Locate every line below that contains the word "matplotlib" and copy it.

>> BEGIN Records supplied

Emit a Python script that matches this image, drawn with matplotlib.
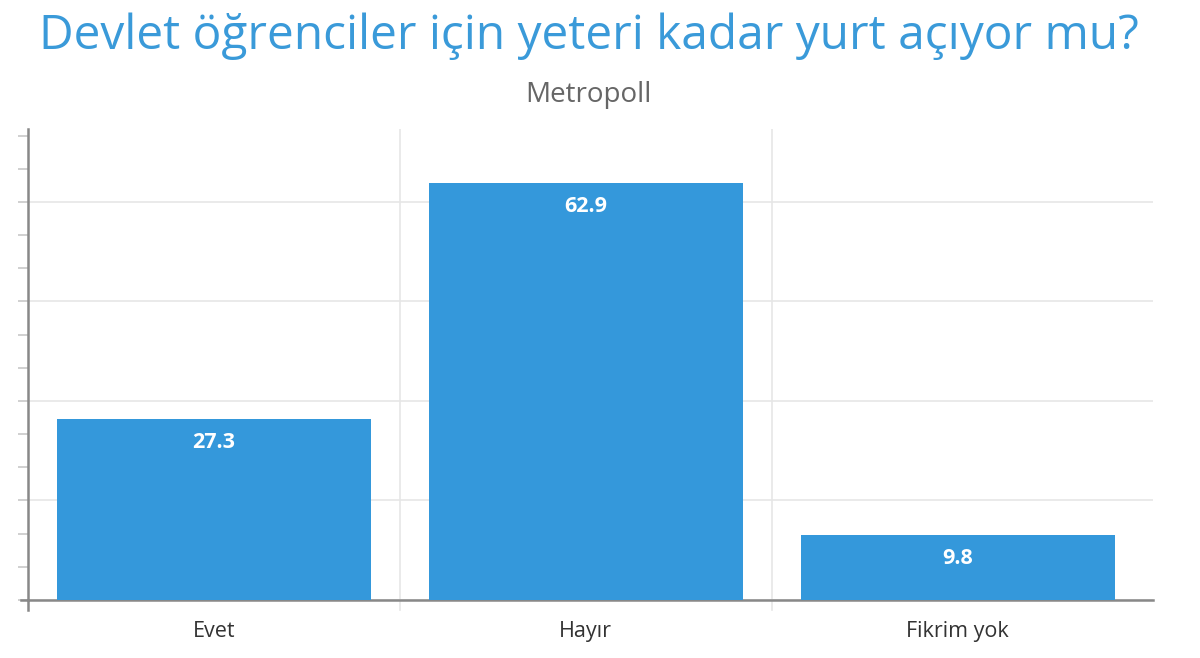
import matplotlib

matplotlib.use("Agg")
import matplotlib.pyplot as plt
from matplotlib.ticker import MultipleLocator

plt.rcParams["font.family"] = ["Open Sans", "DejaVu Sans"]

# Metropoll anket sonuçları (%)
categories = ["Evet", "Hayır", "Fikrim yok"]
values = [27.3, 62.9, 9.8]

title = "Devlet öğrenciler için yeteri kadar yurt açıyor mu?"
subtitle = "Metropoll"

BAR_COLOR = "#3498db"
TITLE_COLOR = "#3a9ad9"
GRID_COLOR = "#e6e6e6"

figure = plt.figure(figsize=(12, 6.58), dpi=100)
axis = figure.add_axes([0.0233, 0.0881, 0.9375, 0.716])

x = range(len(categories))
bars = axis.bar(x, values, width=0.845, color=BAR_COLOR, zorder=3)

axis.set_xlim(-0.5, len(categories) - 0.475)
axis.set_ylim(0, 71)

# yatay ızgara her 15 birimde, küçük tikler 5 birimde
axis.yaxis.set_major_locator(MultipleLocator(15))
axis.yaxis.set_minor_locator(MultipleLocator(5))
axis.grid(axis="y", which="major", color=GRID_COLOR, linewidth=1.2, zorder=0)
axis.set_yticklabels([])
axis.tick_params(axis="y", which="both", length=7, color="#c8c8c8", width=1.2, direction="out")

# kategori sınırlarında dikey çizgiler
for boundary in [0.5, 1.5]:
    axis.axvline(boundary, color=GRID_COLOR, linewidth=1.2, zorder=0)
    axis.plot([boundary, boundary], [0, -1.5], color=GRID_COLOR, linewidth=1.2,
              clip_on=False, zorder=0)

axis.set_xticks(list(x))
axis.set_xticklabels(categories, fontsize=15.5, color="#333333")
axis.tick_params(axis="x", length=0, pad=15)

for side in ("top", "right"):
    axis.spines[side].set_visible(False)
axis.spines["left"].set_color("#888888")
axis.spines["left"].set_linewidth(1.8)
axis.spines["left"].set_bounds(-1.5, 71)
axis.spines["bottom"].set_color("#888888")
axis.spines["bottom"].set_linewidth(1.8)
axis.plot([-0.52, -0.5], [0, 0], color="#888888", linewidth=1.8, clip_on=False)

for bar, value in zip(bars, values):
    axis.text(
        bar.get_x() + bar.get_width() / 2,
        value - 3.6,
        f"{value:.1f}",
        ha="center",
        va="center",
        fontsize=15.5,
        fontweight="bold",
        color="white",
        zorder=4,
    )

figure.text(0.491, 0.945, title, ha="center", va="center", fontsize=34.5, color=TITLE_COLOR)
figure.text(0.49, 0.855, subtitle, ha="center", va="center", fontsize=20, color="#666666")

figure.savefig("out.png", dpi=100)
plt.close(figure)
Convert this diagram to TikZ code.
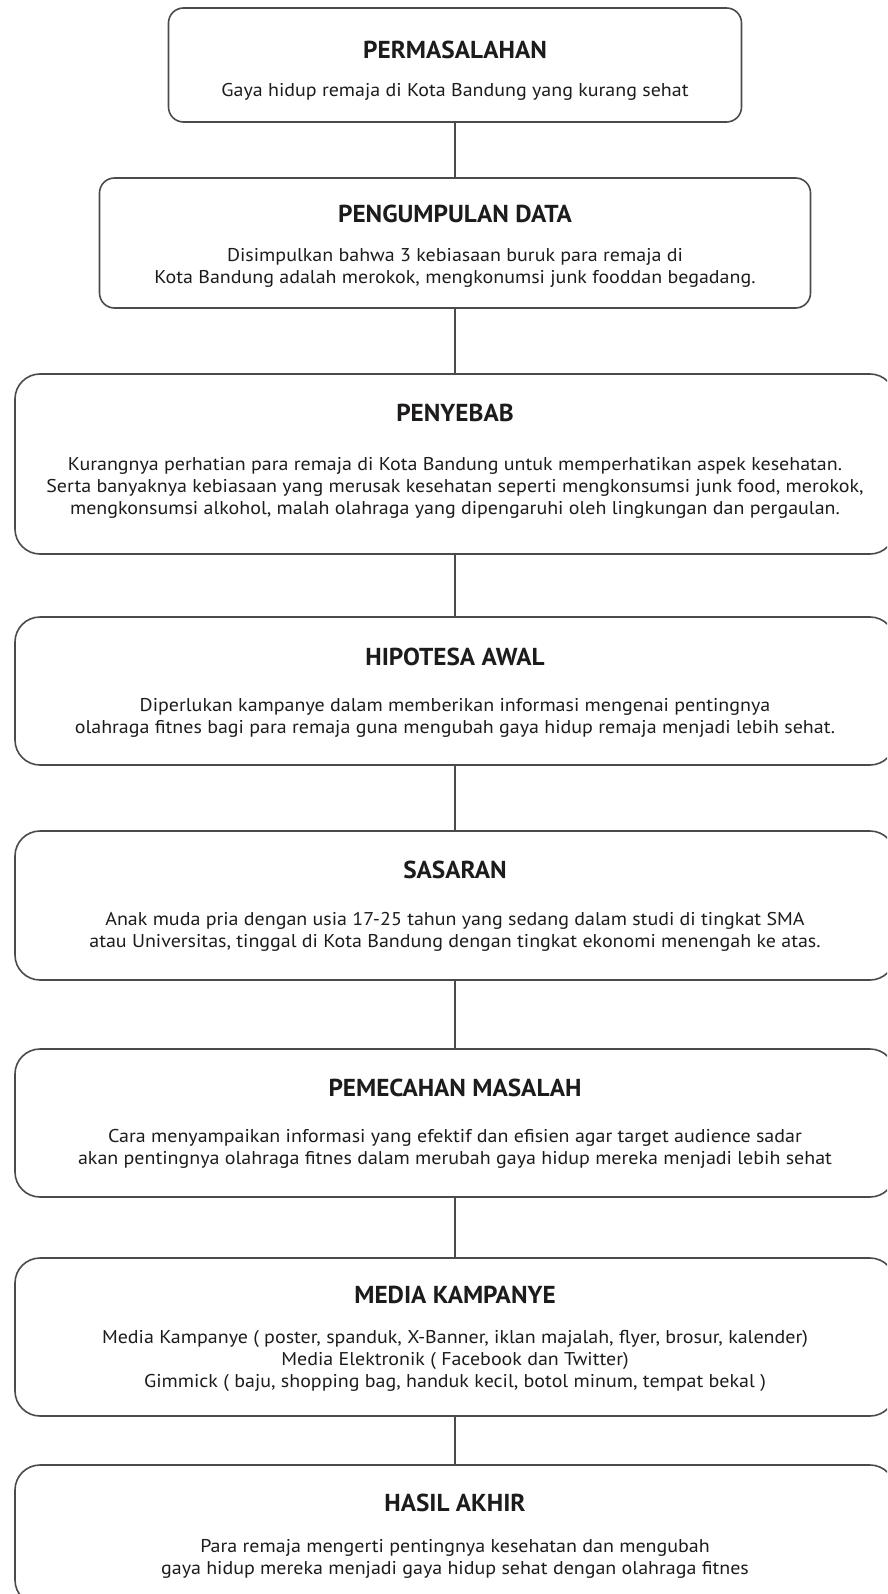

>> END Records supplied

◆ **Response to the task**
Emit a Python script that matches this image, drawn with matplotlib.
import matplotlib
matplotlib.use("Agg")
import matplotlib.pyplot as plt
from matplotlib.ticker import MultipleLocator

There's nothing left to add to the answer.